There is another kind of out-group that we focused on in our most recent work, so if this is scorn downward the other one is envy upward, up the social hierarchy. Envied out groups are super humanized, cold and competent, automatons with high status. They are able to do anything without feeling anything, you know, but they are threatening because they have gotten somewhere and historical examples of this are sort of outsider entrepreneurial groups and minority and female professionals. Groups that are kind of succeeding despite being outsiders. They are really massively threatening to societies and to individuals, and envy is not a nice emotion, it is not a nice emotion at all. Envy says, “You have something I wish I had and if I could I would like to take it away from you.” There is a reason that three-quarters of the cultures in world have evil eye beliefs. Envy is not trivial because, you know, you might think, “Well, these privileged people, who cares if they get discriminated against,” but envy is not trivial because if you look at a lot of genocides, they are directed towards these outsider entrepreneurs. Group violence under breakdown are directed toward these people who do not belong, they are not one of us, but they have built something, they have something, and we would kind of like to destroy them under social breakdown. Schadenfreude, you know, glee at their misfortunes. We have studied that in the neuroimaging lab, too, and actually in the psychophysiologic lab we hooked up electrodes to people’s smile muscles and we found that when bad events happen to people, people go “aww” to most people but to envied out-groups people smile. Investment bankers – their Armani suit gets drenched by a taxi, people smile at that. The guy who owns the yacht – you just give him a little push and he falls in the water – he does not get killed or anything, he just gets really wet, you know, or sits in gum on a park bench. People kind of like that.

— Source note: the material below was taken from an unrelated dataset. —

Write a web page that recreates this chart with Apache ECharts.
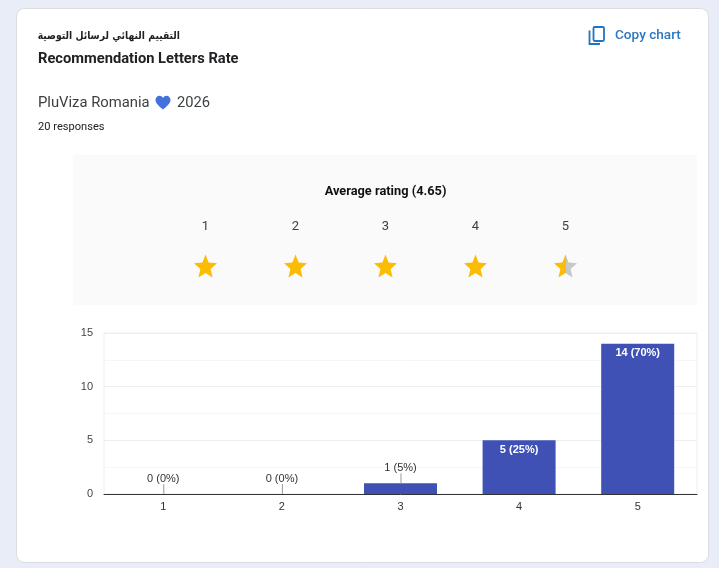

So, you know, I spend a lot of time looking at the less attractive sides of human nature but I often like to say that, you know, because I study prejudice I am never going to be out of work. It is human nature to be more comfortable with people who are like you or who you think are like you. It is not surprising. But that does not mean we cannot try to do something about it and try to do something about both up the hierarchy and down the hierarchy because status truly does divide us from each other and the more conscious we are of that, the more we can impact it. Thank you.
Disclaimer: The views expressed herein are solely the opinions of the individuals and not those of the Academy.